Il est où, le bonheur
Veut-on une écologie du consensus ou du conflit ? Faut-il en passer par la rue ou par les urnes ? Par la violence ou par les petits gestes quotidiens ? Par le haut ou par le bas ? François Ruffin s'adresse aux "Jeunes pour les climat" en traçant un chemin, en s'appuyant sur notre histoire sociale. Le mardi 23 juillet dernier, Greta Thunberg et ses jeunes amis visitaient l'Assemblée nationale. " La bataille pour le climat, nous la gagnerons tous ensemble ! ", entendait-on alors.
"Nous sommes tous sur la même planète, tous sur le même bateau", "les grands défis, nous ne les résoudrons qu'en agissant ensemble, en étant davantage réconciliés...". Au nom de l'écologie, les injonctions au consensus pleuvent de partout. Voilà que cet impératif, sauver la planète, nous rassemblerait tous, riches et pauvres, damnés de la Terre et actionnaires, par-delà les frontières, tous unis contre la catastrophe en cours.
Voilà que ce nouveau spectre, le réchauffement, éteindrait "la guerre des classes". Au contraire, me semble-t-il. Au contraire. "La guerre des classes existe, déclarait le milliardaire américain Warren Buffett, et c'est la mienne, la classe des riches, qui mène cette guerre et nous sommes en train de la remporter". Cela vaut pour l'environnement également : si nous sommes tous sur le même bateau, eux dansent sur le pont, tandis que nous voyons l'eau monter dans les cales.
Et ils préparent leur exil, en Norvège ou en Suède pour les banquiers de la City, dans des ranchs de Nouvelle-Zélande pour les branchés de la Silicon Valley.

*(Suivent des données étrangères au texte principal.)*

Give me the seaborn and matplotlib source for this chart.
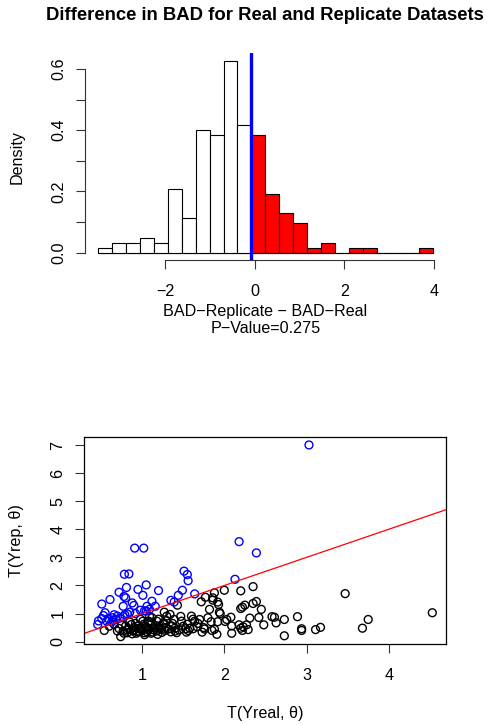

La crise écologique aiguise cette lutte, même, la renforce. La "guerre" ne porte plus seulement sur le niveau de vie, mais sur la vie elle-même. Nous sommes engagés dans un combat, des "Terriens" contre des "forces destructrices", de l'intérêt général contre les multinationales.
Nous avons des adversaires, et ils sont organisés, avec des bataillons d'avocats, de lobbies, d'éditorialistes, d'élus, jusqu'au sommet des Etats, qui tout à la fois mènent la guerre et qui, chez nous, la dissimulent. Ils la déguisaient hier sous des études climato-sceptiques et la masquent aujourd'hui sous la "croissance verte", le "développement durable", ou des phrases non dénuées d'hypocrisies : "nous ne pouvons agir seuls", "il nous faut un cadre européen", "ne pas nuire à la compétitivité"...
Nous sommes dirigés par des psychopathes du profit, de la croissance, de la concurrence, et ils nous dirigent droit dans le mur. Nous devons leur reprendre le volant des mains. Nous devons appuyer sur le frein.